#### [DATA SEGMENT]
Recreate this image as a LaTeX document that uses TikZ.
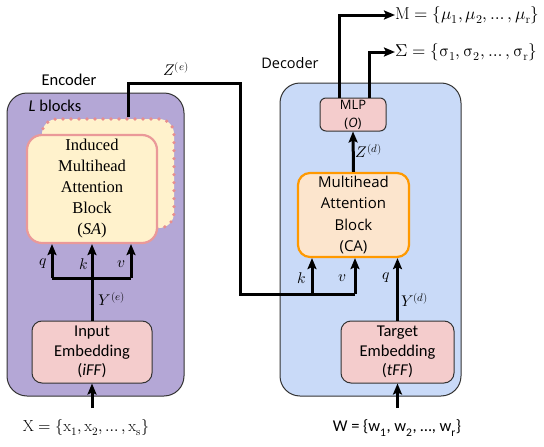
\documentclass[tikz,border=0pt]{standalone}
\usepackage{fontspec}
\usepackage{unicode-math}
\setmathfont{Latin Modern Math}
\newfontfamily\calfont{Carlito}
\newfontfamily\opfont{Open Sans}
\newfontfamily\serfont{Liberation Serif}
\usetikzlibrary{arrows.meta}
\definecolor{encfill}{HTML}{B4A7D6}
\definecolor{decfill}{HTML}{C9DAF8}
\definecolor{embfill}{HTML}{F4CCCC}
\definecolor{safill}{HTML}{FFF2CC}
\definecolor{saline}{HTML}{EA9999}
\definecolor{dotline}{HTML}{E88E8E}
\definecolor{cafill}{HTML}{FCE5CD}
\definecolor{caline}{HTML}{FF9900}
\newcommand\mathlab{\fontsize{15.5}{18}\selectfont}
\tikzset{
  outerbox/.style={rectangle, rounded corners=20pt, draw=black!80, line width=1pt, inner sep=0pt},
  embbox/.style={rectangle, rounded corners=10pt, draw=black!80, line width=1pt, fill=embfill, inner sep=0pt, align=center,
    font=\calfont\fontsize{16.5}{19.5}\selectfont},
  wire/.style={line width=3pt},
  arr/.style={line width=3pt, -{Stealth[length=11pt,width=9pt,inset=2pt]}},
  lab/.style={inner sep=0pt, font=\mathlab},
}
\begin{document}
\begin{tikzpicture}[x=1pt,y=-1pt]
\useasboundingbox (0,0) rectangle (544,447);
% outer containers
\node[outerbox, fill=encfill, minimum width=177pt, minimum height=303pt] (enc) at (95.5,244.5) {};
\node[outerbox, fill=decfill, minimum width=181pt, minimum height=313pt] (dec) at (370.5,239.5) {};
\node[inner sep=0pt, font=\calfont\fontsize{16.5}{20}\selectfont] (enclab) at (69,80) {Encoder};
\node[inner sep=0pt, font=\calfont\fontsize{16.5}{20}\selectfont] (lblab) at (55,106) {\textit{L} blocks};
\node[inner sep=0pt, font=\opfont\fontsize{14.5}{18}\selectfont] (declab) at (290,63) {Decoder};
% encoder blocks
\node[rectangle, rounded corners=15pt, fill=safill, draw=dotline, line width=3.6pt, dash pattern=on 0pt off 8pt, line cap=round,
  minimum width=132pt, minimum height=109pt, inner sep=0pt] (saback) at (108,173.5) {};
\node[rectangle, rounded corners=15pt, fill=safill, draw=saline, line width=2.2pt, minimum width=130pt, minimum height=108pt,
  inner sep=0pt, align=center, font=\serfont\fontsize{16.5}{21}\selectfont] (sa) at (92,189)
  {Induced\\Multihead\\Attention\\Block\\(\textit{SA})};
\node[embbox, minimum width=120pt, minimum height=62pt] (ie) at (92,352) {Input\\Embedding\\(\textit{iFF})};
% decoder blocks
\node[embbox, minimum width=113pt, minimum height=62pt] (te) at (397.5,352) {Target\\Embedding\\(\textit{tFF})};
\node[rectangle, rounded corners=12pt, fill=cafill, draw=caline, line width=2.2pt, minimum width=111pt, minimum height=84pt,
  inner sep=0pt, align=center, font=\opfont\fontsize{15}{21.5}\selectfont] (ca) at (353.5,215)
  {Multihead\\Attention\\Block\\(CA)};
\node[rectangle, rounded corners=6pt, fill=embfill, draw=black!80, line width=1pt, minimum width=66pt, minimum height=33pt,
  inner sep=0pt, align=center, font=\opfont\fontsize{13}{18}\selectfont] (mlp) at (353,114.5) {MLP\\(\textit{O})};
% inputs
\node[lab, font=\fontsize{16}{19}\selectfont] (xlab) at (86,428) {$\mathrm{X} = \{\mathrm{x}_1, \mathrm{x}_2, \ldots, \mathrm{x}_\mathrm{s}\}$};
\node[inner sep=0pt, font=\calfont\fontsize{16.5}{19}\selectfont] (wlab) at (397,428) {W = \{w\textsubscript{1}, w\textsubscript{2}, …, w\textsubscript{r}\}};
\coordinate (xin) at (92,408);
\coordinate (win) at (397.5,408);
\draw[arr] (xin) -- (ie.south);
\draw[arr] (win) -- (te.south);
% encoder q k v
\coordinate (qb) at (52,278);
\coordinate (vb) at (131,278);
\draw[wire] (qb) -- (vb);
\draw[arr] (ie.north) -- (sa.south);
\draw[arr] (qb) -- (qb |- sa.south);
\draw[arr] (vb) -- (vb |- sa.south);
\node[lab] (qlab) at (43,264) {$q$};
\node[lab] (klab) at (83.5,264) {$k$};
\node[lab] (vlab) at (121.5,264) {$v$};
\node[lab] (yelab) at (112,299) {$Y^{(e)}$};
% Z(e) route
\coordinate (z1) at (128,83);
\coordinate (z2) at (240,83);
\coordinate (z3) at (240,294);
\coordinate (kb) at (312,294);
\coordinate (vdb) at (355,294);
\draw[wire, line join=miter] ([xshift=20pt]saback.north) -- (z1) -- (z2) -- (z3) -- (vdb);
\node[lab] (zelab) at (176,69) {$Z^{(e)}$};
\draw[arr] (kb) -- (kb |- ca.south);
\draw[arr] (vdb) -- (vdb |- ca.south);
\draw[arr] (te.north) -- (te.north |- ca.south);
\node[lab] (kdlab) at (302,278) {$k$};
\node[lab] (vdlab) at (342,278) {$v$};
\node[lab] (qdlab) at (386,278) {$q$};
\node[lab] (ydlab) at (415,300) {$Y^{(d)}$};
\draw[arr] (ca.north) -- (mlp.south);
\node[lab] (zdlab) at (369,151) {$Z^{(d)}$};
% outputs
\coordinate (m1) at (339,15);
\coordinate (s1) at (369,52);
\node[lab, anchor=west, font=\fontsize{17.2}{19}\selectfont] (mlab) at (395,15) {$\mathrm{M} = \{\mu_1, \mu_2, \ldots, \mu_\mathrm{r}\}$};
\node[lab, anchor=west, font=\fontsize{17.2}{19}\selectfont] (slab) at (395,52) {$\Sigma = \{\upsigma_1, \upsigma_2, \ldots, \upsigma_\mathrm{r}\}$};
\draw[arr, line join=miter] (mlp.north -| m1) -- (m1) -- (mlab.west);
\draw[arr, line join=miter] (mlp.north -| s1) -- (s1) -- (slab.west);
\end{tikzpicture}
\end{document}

#### [REQUIREMENTS]
Take the listing and print it again exactly, but without any pictures.

#### [OUTPUT OF THE EXERCISE]
Recreate this image as a LaTeX document that uses TikZ.
\documentclass[tikz,border=0pt]{standalone}
\usepackage{fontspec}
\usepackage{unicode-math}
\setmathfont{Latin Modern Math}
\newfontfamily\calfont{Carlito}
\newfontfamily\opfont{Open Sans}
\newfontfamily\serfont{Liberation Serif}
\usetikzlibrary{arrows.meta}
\definecolor{encfill}{HTML}{B4A7D6}
\definecolor{decfill}{HTML}{C9DAF8}
\definecolor{embfill}{HTML}{F4CCCC}
\definecolor{safill}{HTML}{FFF2CC}
\definecolor{saline}{HTML}{EA9999}
\definecolor{dotline}{HTML}{E88E8E}
\definecolor{cafill}{HTML}{FCE5CD}
\definecolor{caline}{HTML}{FF9900}
\newcommand\mathlab{\fontsize{15.5}{18}\selectfont}
\tikzset{
  outerbox/.style={rectangle, rounded corners=20pt, draw=black!80, line width=1pt, inner sep=0pt},
  embbox/.style={rectangle, rounded corners=10pt, draw=black!80, line width=1pt, fill=embfill, inner sep=0pt, align=center,
    font=\calfont\fontsize{16.5}{19.5}\selectfont},
  wire/.style={line width=3pt},
  arr/.style={line width=3pt, -{Stealth[length=11pt,width=9pt,inset=2pt]}},
  lab/.style={inner sep=0pt, font=\mathlab},
}
\begin{document}
\begin{tikzpicture}[x=1pt,y=-1pt]
\useasboundingbox (0,0) rectangle (544,447);
% outer containers
\node[outerbox, fill=encfill, minimum width=177pt, minimum height=303pt] (enc) at (95.5,244.5) {};
\node[outerbox, fill=decfill, minimum width=181pt, minimum height=313pt] (dec) at (370.5,239.5) {};
\node[inner sep=0pt, font=\calfont\fontsize{16.5}{20}\selectfont] (enclab) at (69,80) {Encoder};
\node[inner sep=0pt, font=\calfont\fontsize{16.5}{20}\selectfont] (lblab) at (55,106) {\textit{L} blocks};
\node[inner sep=0pt, font=\opfont\fontsize{14.5}{18}\selectfont] (declab) at (290,63) {Decoder};
% encoder blocks
\node[rectangle, rounded corners=15pt, fill=safill, draw=dotline, line width=3.6pt, dash pattern=on 0pt off 8pt, line cap=round,
  minimum width=132pt, minimum height=109pt, inner sep=0pt] (saback) at (108,173.5) {};
\node[rectangle, rounded corners=15pt, fill=safill, draw=saline, line width=2.2pt, minimum width=130pt, minimum height=108pt,
  inner sep=0pt, align=center, font=\serfont\fontsize{16.5}{21}\selectfont] (sa) at (92,189)
  {Induced\\Multihead\\Attention\\Block\\(\textit{SA})};
\node[embbox, minimum width=120pt, minimum height=62pt] (ie) at (92,352) {Input\\Embedding\\(\textit{iFF})};
% decoder blocks
\node[embbox, minimum width=113pt, minimum height=62pt] (te) at (397.5,352) {Target\\Embedding\\(\textit{tFF})};
\node[rectangle, rounded corners=12pt, fill=cafill, draw=caline, line width=2.2pt, minimum width=111pt, minimum height=84pt,
  inner sep=0pt, align=center, font=\opfont\fontsize{15}{21.5}\selectfont] (ca) at (353.5,215)
  {Multihead\\Attention\\Block\\(CA)};
\node[rectangle, rounded corners=6pt, fill=embfill, draw=black!80, line width=1pt, minimum width=66pt, minimum height=33pt,
  inner sep=0pt, align=center, font=\opfont\fontsize{13}{18}\selectfont] (mlp) at (353,114.5) {MLP\\(\textit{O})};
% inputs
\node[lab, font=\fontsize{16}{19}\selectfont] (xlab) at (86,428) {$\mathrm{X} = \{\mathrm{x}_1, \mathrm{x}_2, \ldots, \mathrm{x}_\mathrm{s}\}$};
\node[inner sep=0pt, font=\calfont\fontsize{16.5}{19}\selectfont] (wlab) at (397,428) {W = \{w\textsubscript{1}, w\textsubscript{2}, …, w\textsubscript{r}\}};
\coordinate (xin) at (92,408);
\coordinate (win) at (397.5,408);
\draw[arr] (xin) -- (ie.south);
\draw[arr] (win) -- (te.south);
% encoder q k v
\coordinate (qb) at (52,278);
\coordinate (vb) at (131,278);
\draw[wire] (qb) -- (vb);
\draw[arr] (ie.north) -- (sa.south);
\draw[arr] (qb) -- (qb |- sa.south);
\draw[arr] (vb) -- (vb |- sa.south);
\node[lab] (qlab) at (43,264) {$q$};
\node[lab] (klab) at (83.5,264) {$k$};
\node[lab] (vlab) at (121.5,264) {$v$};
\node[lab] (yelab) at (112,299) {$Y^{(e)}$};
% Z(e) route
\coordinate (z1) at (128,83);
\coordinate (z2) at (240,83);
\coordinate (z3) at (240,294);
\coordinate (kb) at (312,294);
\coordinate (vdb) at (355,294);
\draw[wire, line join=miter] ([xshift=20pt]saback.north) -- (z1) -- (z2) -- (z3) -- (vdb);
\node[lab] (zelab) at (176,69) {$Z^{(e)}$};
\draw[arr] (kb) -- (kb |- ca.south);
\draw[arr] (vdb) -- (vdb |- ca.south);
\draw[arr] (te.north) -- (te.north |- ca.south);
\node[lab] (kdlab) at (302,278) {$k$};
\node[lab] (vdlab) at (342,278) {$v$};
\node[lab] (qdlab) at (386,278) {$q$};
\node[lab] (ydlab) at (415,300) {$Y^{(d)}$};
\draw[arr] (ca.north) -- (mlp.south);
\node[lab] (zdlab) at (369,151) {$Z^{(d)}$};
% outputs
\coordinate (m1) at (339,15);
\coordinate (s1) at (369,52);
\node[lab, anchor=west, font=\fontsize{17.2}{19}\selectfont] (mlab) at (395,15) {$\mathrm{M} = \{\mu_1, \mu_2, \ldots, \mu_\mathrm{r}\}$};
\node[lab, anchor=west, font=\fontsize{17.2}{19}\selectfont] (slab) at (395,52) {$\Sigma = \{\upsigma_1, \upsigma_2, \ldots, \upsigma_\mathrm{r}\}$};
\draw[arr, line join=miter] (mlp.north -| m1) -- (m1) -- (mlab.west);
\draw[arr, line join=miter] (mlp.north -| s1) -- (s1) -- (slab.west);
\end{tikzpicture}
\end{document}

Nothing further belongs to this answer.